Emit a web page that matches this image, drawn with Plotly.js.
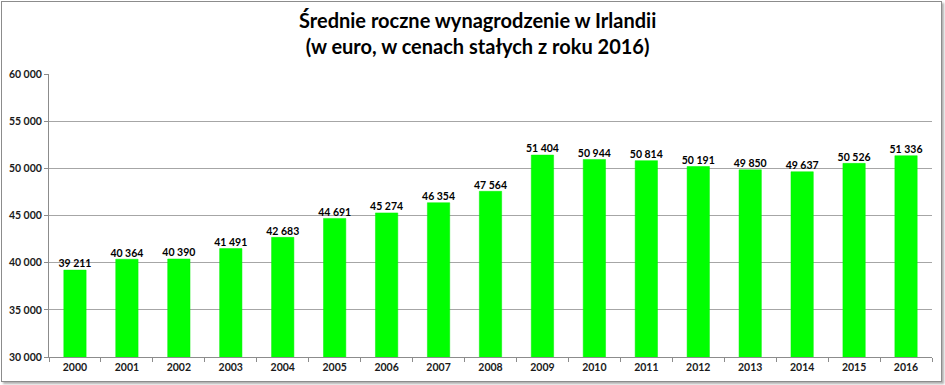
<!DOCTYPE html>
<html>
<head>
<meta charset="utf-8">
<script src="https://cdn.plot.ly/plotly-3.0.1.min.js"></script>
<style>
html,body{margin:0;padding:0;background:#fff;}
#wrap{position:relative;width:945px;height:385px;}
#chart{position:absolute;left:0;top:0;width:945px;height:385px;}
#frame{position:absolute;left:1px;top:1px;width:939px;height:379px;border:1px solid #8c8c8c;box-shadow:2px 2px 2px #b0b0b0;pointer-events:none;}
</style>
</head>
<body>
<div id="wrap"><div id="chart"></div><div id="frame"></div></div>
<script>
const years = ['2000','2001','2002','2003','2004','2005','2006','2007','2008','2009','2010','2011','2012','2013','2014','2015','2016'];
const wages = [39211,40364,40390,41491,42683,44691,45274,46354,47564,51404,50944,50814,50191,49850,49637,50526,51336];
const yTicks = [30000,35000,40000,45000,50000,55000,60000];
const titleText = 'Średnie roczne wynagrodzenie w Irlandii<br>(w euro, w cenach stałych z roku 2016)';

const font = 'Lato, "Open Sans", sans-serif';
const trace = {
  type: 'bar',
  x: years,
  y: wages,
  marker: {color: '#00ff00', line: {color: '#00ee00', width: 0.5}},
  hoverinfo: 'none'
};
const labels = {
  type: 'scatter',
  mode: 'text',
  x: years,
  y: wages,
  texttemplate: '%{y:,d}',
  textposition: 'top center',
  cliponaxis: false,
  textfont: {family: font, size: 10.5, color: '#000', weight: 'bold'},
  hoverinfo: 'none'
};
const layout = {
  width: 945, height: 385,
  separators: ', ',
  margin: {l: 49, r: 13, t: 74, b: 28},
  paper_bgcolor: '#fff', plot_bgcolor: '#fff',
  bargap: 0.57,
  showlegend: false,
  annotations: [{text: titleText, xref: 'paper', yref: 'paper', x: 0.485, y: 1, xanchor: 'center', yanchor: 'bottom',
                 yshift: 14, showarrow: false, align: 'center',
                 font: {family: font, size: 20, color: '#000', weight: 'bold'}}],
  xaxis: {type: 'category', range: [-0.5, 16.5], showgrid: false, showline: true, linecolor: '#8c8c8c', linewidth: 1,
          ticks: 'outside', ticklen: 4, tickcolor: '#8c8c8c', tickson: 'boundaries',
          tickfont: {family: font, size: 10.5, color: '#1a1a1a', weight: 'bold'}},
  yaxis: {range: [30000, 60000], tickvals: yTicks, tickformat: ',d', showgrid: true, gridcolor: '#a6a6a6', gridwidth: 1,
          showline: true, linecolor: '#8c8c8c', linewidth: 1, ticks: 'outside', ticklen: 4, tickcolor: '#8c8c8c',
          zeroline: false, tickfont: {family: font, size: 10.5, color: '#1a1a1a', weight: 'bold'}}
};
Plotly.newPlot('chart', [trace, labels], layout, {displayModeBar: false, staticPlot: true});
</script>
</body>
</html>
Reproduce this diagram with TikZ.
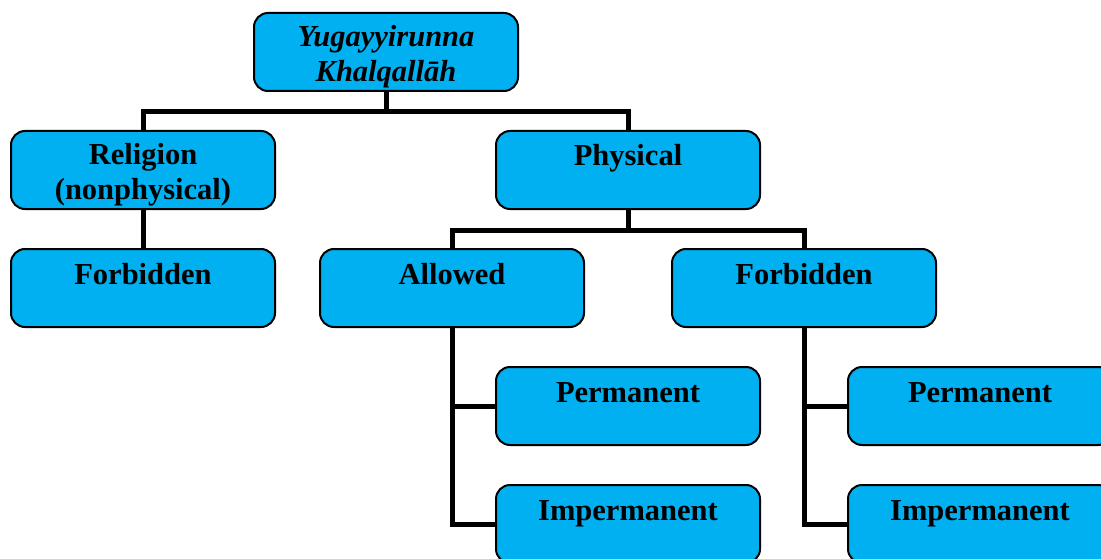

┄┄┄┄┄┄┄┄┄┄┄┄┄┄┄┄┄┄┄┄

◆ Task brief ◆
Reproduce all of the data exactly, omitting each picture it holds.

◆ Answer for this exercise ◆
Emit a web page that matches this image, drawn with Plotly.js.
<!DOCTYPE html>
<html>
<head>
<meta charset="utf-8">
<script src="https://cdn.plot.ly/plotly-3.0.1.min.js"></script>
<style>
html,body{margin:0;padding:0;background:#fff;}
#wrap{position:relative;width:945px;height:385px;}
#chart{position:absolute;left:0;top:0;width:945px;height:385px;}
#frame{position:absolute;left:1px;top:1px;width:939px;height:379px;border:1px solid #8c8c8c;box-shadow:2px 2px 2px #b0b0b0;pointer-events:none;}
</style>
</head>
<body>
<div id="wrap"><div id="chart"></div><div id="frame"></div></div>
<script>
const years = ['2000','2001','2002','2003','2004','2005','2006','2007','2008','2009','2010','2011','2012','2013','2014','2015','2016'];
const wages = [39211,40364,40390,41491,42683,44691,45274,46354,47564,51404,50944,50814,50191,49850,49637,50526,51336];
const yTicks = [30000,35000,40000,45000,50000,55000,60000];
const titleText = 'Średnie roczne wynagrodzenie w Irlandii<br>(w euro, w cenach stałych z roku 2016)';

const font = 'Lato, "Open Sans", sans-serif';
const trace = {
  type: 'bar',
  x: years,
  y: wages,
  marker: {color: '#00ff00', line: {color: '#00ee00', width: 0.5}},
  hoverinfo: 'none'
};
const labels = {
  type: 'scatter',
  mode: 'text',
  x: years,
  y: wages,
  texttemplate: '%{y:,d}',
  textposition: 'top center',
  cliponaxis: false,
  textfont: {family: font, size: 10.5, color: '#000', weight: 'bold'},
  hoverinfo: 'none'
};
const layout = {
  width: 945, height: 385,
  separators: ', ',
  margin: {l: 49, r: 13, t: 74, b: 28},
  paper_bgcolor: '#fff', plot_bgcolor: '#fff',
  bargap: 0.57,
  showlegend: false,
  annotations: [{text: titleText, xref: 'paper', yref: 'paper', x: 0.485, y: 1, xanchor: 'center', yanchor: 'bottom',
                 yshift: 14, showarrow: false, align: 'center',
                 font: {family: font, size: 20, color: '#000', weight: 'bold'}}],
  xaxis: {type: 'category', range: [-0.5, 16.5], showgrid: false, showline: true, linecolor: '#8c8c8c', linewidth: 1,
          ticks: 'outside', ticklen: 4, tickcolor: '#8c8c8c', tickson: 'boundaries',
          tickfont: {family: font, size: 10.5, color: '#1a1a1a', weight: 'bold'}},
  yaxis: {range: [30000, 60000], tickvals: yTicks, tickformat: ',d', showgrid: true, gridcolor: '#a6a6a6', gridwidth: 1,
          showline: true, linecolor: '#8c8c8c', linewidth: 1, ticks: 'outside', ticklen: 4, tickcolor: '#8c8c8c',
          zeroline: false, tickfont: {family: font, size: 10.5, color: '#1a1a1a', weight: 'bold'}}
};
Plotly.newPlot('chart', [trace, labels], layout, {displayModeBar: false, staticPlot: true});
</script>
</body>
</html>
Reproduce this diagram with TikZ.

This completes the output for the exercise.